My wife has been teaching the course at this university for 15 years, and the basic requirements have remained the same, and students have evaluated the course for all of that time, yet in the last two years, for the first time, there have been complaints about the amount of work required, one student even saying that the workload had that student in tears.

This isn’t just my wife. The majority of professors in the department have noted the same development. One administrator responded by saying that perhaps the professors should just teach less.

Teach less? At a time when either more technical knowledge and/or more education are required to compete for the better paying jobs?

7 thoughts on “Collegiate Babysitting”

  1. Tom says:

    The Ghost Book series and your bloggs is where you have made your statements about teacher responsibilities and student responsibilities. Our difference of opinion is no obvious concern. Here I agree about the student responsibility, specifically with regard to attendance.

    In Primary School through High School, where I grew up, there was a legal responsibility of the student and the parents to ensure school attendance (a societal necessity where schooling was free). Above High School level, particularly in countries such as the US where the students pay for their higher education, often running up very significant debts, one cannot understand why there would be absenteeism. Even from classes given by poor teachers; simply because in the class is where the student gets a feel of what will be asked in examinations – which the student has to pass. The new requirement was probably administrative and the donor is used as a scapegoat.

    With regard to the “too much work” whinging, that is why students in higher education have the option of taking as many classes as they can handle. If the facility insist on specific courses to be taken at the same time then that is the teachers/administration problem; but still, one that the student is aware of and should find a way to handle. As Dirty Harry says “A man should know his limits!”

    These education-related concerns are similar to complaints in all of our present society. Everyone seems to expect to be handed everything on a plate without working for it and when they do poorly then a Hollywood type encouragement in place of a request for work ethic.

  2. Wine Guy says:

    Why do colleges/universities in the US try to be all things to everyone? My children are currently looking at higher education possibilities and of the 6 or 7 tours we have been on, only 2 have emphasized their academic alternatives and excellence. With the rest of them, the tours have been about ‘campus life’ and ‘extracurricular opportunities.’ This would not bother me if there were academic tours to go on as well, but these were not available. The impression I am getting is that institutions of higher learning are no longer colleges/universities, but rather boarding schools with perhaps a wider variety of sports and clubs to attend after class is done.
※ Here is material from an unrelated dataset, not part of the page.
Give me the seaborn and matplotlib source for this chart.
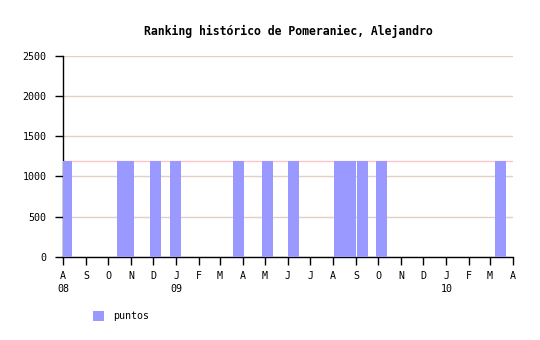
import matplotlib
matplotlib.use("Agg")
import matplotlib.pyplot as plt
import matplotlib.dates as mdates
import matplotlib.transforms as mtransforms
import seaborn as sns
import pandas as pd

# ---- data ----
fechas = ["2008-08-06", "2008-10-21", "2008-10-28", "2008-12-04", "2008-12-31",
          "2009-03-26", "2009-05-04", "2009-06-08", "2009-08-10", "2009-08-17",
          "2009-08-24", "2009-09-10", "2009-10-05", "2010-03-15"]
puntos = [1190, 1190, 1190, 1190, 1190, 1190, 1190, 1190, 1190, 1190,
          1190, 1190, 1190, 1190]
nivel_ref = 1190
meses = ["A", "S", "O", "N", "D", "J", "F", "M", "A", "M", "J",
         "J", "A", "S", "O", "N", "D", "J", "F", "M", "A"]
anios = [("2008-08-01", "08"), ("2009-01-01", "09"), ("2010-01-01", "10")]
titulo = "Ranking histórico de Pomeraniec, Alejandro"

sns.set_style("white")
plt.rcParams["font.family"] = ["DejaVu Sans Mono", "DejaVu Sans"]
plt.rcParams["text.color"] = "black"
plt.rcParams["xtick.color"] = "black"
plt.rcParams["ytick.color"] = "black"
plt.rcParams["axes.labelcolor"] = "black"

df = pd.DataFrame({"fecha": pd.to_datetime(fechas), "puntos": puntos})

fig = plt.figure(figsize=(5.4, 3.4), dpi=100)
ax = fig.add_axes([63 / 540, 1 - 256.7 / 340, 450 / 540, 200.7 / 340])

x0 = pd.Timestamp("2008-08-01")
x1 = pd.Timestamp("2010-04-01")

# grid and reference line
ax.set_ylim(0, 2500)
ax.set_yticks([0, 500, 1000, 1500, 2000, 2500])
ax.yaxis.grid(True, color="#e4cfc4", linewidth=1, zorder=0)
ax.set_axisbelow(True)
ax.axhline(nivel_ref, color="#ffc4cc", linewidth=1, zorder=1)

ax.bar(mdates.date2num(df["fecha"]), df["puntos"], width=15,
       color="#9999ff", label="puntos", zorder=3, align="center", linewidth=0)

ax.set_xlim(mdates.date2num(x0), mdates.date2num(x1))
ticks = pd.date_range(x0, x1, freq="MS")
ax.set_xticks(mdates.date2num(ticks))
ax.set_xticklabels(meses)

sns.despine(ax=ax, top=True, right=True)
for s in ["left", "bottom"]:
    ax.spines[s].set_color("black")
    ax.spines[s].set_linewidth(1)
    ax.spines[s].set_zorder(2)

ax.tick_params(axis="y", direction="out", length=6, width=1, color="black",
               labelcolor="black", labelsize=7.2, pad=6, left=True)
ax.tick_params(axis="x", direction="out", length=6, width=1, color="black",
               labelcolor="black", labelsize=7.2, pad=4, bottom=True)
ax.set_xlabel("")
ax.set_ylabel("")

trans = mtransforms.blended_transform_factory(ax.transData, fig.transFigure)
for f, lab in anios:
    ax.text(mdates.date2num(pd.Timestamp(f)), 1 - 289.5 / 340, lab,
            transform=trans, ha="center", va="center", fontsize=7.2,
            color="black")

fig.text(288 / 540, 1 - 31 / 340, titulo, ha="center", va="center",
         fontsize=8.3, fontweight="bold", color="black")

leg = fig.legend(loc="center left", bbox_to_anchor=(93 / 540, 1 - 316 / 340),
                 frameon=False, borderpad=0, borderaxespad=0, fontsize=7.2,
                 handlelength=1.05, handleheight=1.1, handletextpad=1.0)
for t in leg.get_texts():
    t.set_color("black")

fig.savefig("out.png", dpi=100)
    I cannot tell a lie: I am actively steering my kids away from several highly thought of universities on the West Coast because I can’t stand the idea of their attendance at those schools. Fortunately, there are other excellent choices. Unfortunately, my kids are perhaps not in agreement with my assessments.
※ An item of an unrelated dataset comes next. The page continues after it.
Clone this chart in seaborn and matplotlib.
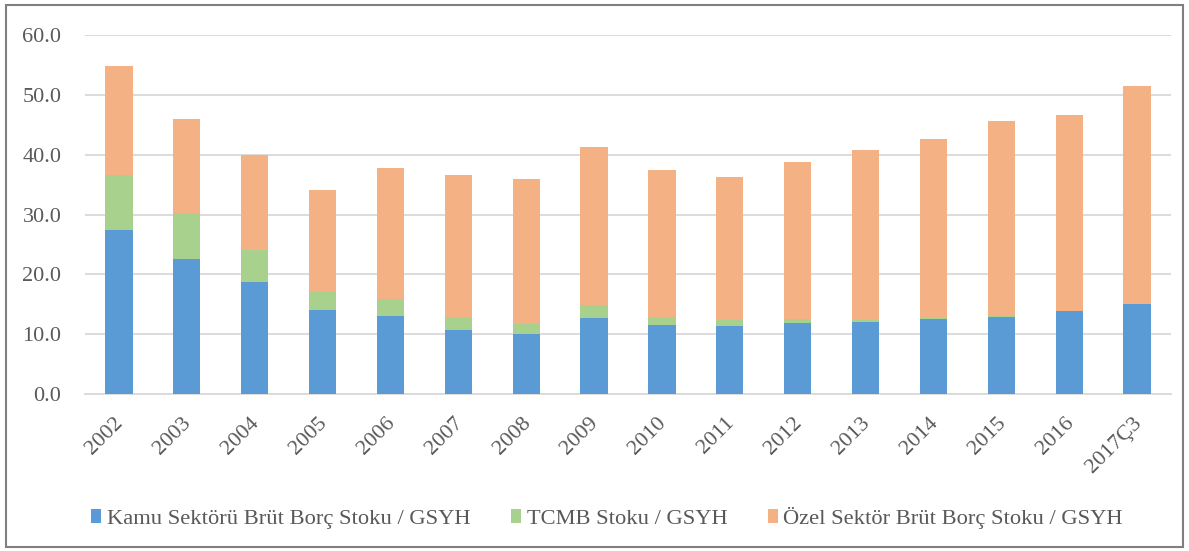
import numpy as np
import pandas as pd
import matplotlib.pyplot as plt
import seaborn as sns
from matplotlib.patches import Patch, Rectangle
from matplotlib.ticker import FormatStrFormatter
import matplotlib.transforms as mtransforms

years = ["2002", "2003", "2004", "2005", "2006", "2007", "2008", "2009",
         "2010", "2011", "2012", "2013", "2014", "2015", "2016", "2017Ç3"]
kamu = [27.4, 22.5, 18.7, 14.1, 13.1, 10.7, 10.0, 12.7,
        11.5, 11.3, 11.9, 12.1, 12.5, 12.9, 13.8, 15.0]
tcmb = [9.2, 7.8, 5.3, 2.9, 2.7, 2.2, 1.7, 2.1,
        1.4, 1.0, 0.6, 0.3, 0.2, 0.15, 0.05, 0.1]
ozel = [18.2, 15.6, 16.0, 17.1, 22.0, 23.7, 24.3, 26.4,
        24.6, 23.9, 26.3, 28.4, 30.0, 32.65, 32.85, 36.4]

labels = ["Kamu Sektörü Brüt Borç Stoku / GSYH", "TCMB Stoku / GSYH",
          "Özel Sektör Brüt Borç Stoku / GSYH"]
colors = ["#5B9BD5", "#A9D18E", "#F4B183"]

df = pd.DataFrame({"yil": years, "kamu": kamu, "tcmb": tcmb, "ozel": ozel})
# stack by drawing cumulative heights on top of each other
df["kamu_tcmb"] = df["kamu"] + df["tcmb"]
df["toplam"] = df["kamu_tcmb"] + df["ozel"]

sns.set_style("white")
plt.rcParams["font.family"] = ["Liberation Serif", "DejaVu Serif"]
text_color = "#595959"

fig = plt.figure(figsize=(11.89, 5.51), dpi=100)
ax = fig.add_axes([85 / 1189, 1 - 394 / 551, (1171 - 85) / 1189, (394 - 35) / 551])

for col, c in [("toplam", colors[2]), ("kamu_tcmb", colors[1]), ("kamu", colors[0])]:
    sns.barplot(data=df, x="yil", y=col, color=c, saturation=1, width=0.4,
                linewidth=0, ax=ax, zorder=3)

ax.set_ylim(0, 60)
ax.set_xlim(-0.5, len(years) - 0.5)
ax.set_yticks(np.arange(0, 61, 10))
ax.yaxis.set_major_formatter(FormatStrFormatter("%.1f"))
ax.grid(axis="y", color="#D9D9D9", linewidth=1.3, zorder=0)
ax.grid(axis="x", visible=False)
for s in ["top", "right", "left"]:
    ax.spines[s].set_visible(False)
ax.spines["bottom"].set_color("#D9D9D9")
ax.spines["bottom"].set_linewidth(1.3)
ax.set_xlabel("")
ax.set_ylabel("")
ax.tick_params(axis="y", length=0, pad=17, labelsize=16, labelcolor=text_color)
ax.tick_params(axis="x", length=0, pad=14, labelsize=16, labelcolor=text_color)

offset = mtransforms.ScaledTranslation(-5 / 100, 0, fig.dpi_scale_trans)
for lbl in ax.get_xticklabels():
    lbl.set_rotation(45)
    lbl.set_ha("right")
    lbl.set_va("top")
    lbl.set_rotation_mode("anchor")
    lbl.set_transform(lbl.get_transform() + offset)

handles = [Patch(facecolor=c, edgecolor="none") for c in colors]
fig.legend(handles, labels, loc="center", bbox_to_anchor=(607 / 1189, 1 - 518 / 551),
           ncol=3, frameon=False, fontsize=16.2, labelcolor=text_color,
           handlelength=0.45, handleheight=0.55, handletextpad=0.25,
           columnspacing=1.8)

fig.patches.append(Rectangle((6 / 1189, 4 / 551), 1177 / 1189, 542 / 551,
                             transform=fig.transFigure, fill=False,
                             edgecolor="#7F7F7F", linewidth=1.5))

fig.savefig("out.png", dpi=100)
    Something to work on for the next few months.

    1. Tom says:

      If a child is interested in engineering then one would get an academic tour at Harvey Mudd (or at least in 1996 we did).

      Whitman College in Walla Walla WA is fine arts and one would get an academic tour at this college.

      Both turned out to be academically inclined 20+ years ago and are well enough endowed to still concentrate on the academic aspect of education with encouragement on all round factors.

    2. Gerald Fnord says:

      Can they get into Caltech? I have known no more purely educational institution in the U.S.. It’s also very inexpensive, and they’ve a real commitment to allowing any student who can qualify to attend without having to work so much that the academic load becomes impossible.

  3. Adrian Brettell says:

    This fits in with an article in the New Statesman which is a centre left periodical in the UK but in the USA would be regarded as a socialist publication. I come from a background where I wrote either an essay a week or three essays in two weeks and had tutorials with one or at most two other attendees so I had no room to hide my ignorance (apart from the fact that in my first year I was sharing tutorials with the most talented students in my college.

    1. Hanna says:

      “….This fits in with an article in the New Statesman which is a centre left periodical in the UK but in the USA would be regarded as a socialist publication…”

      Uh huh. And context?

  4. Gerald Fnord says:

    The bane of my college-level teaching (when I was a graduate student) was people who were in college because it was expected that they would go to college; a close second were engineers who felt they had no need to learn physics. (Really.)

    I could deal with ignorance and even with slight stupidity, but sullen resentment at being there doing something in which they were not interested was to me, at least, impenetrable, and such persons also dominated the cheating contingent.